Electronic patient data are associated with many potential benefits, e.g. data sharing, quality assessment, research, and management of patient care. The degree to which patient data are currently available electronically varies. To harvest the potential benefits of electronic data, the data must also be available in a structured format to enable processing by computer applications. Narrative data are typically recorded as free text. As a result, researchers still have to perform the labor-intensive task of reading and interpreting free text in individual electronic medical records. Structuring the medical narrative poses a significant challenge: content and level of detail are often unpredictable and vary per domain (and even per clinician). In an attempt to support structured recording of medical narratives we have developed OpenSDE (SDE: structured data entry). OpenSDE is intended for use in both care and research. Therefore, OpenSDE is designed to accommodate the structured recording of data in settings where content and order of data entry can often not be predicted.

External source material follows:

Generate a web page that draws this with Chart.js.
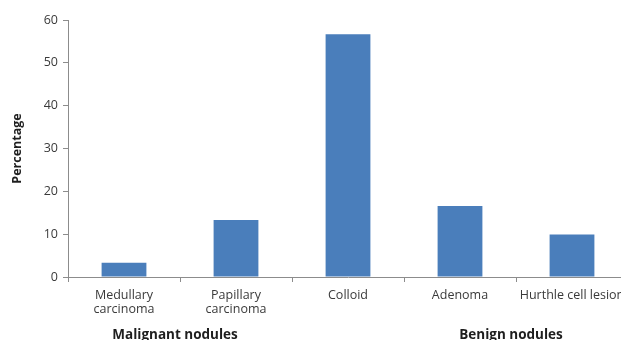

The aim of this research project is to investigate the feasibility of using data recorded with OpenSDE, for research purposes. Consistency and accuracy of collected data are pivotal for research, and are especially challenging if data will be collected over long periods of time and by different users. This Ph.D. project, therefore, focuses on pitfalls for data extraction for research purposes, and aims to formulate strategies to improve uniformity in data entry to enhance the reliability of data retrieval.
In this research project we studied:
• The possibility of extracting data recorded with OpenSDE and representing the extracted data in a manner suitable for research purposes.
• The uniformity of recorded data when OpenSDE is used to transcribe data from the same source.
• The origin of differences in representation of semantically identical information.
• Strategies that can improve uniformity in data entry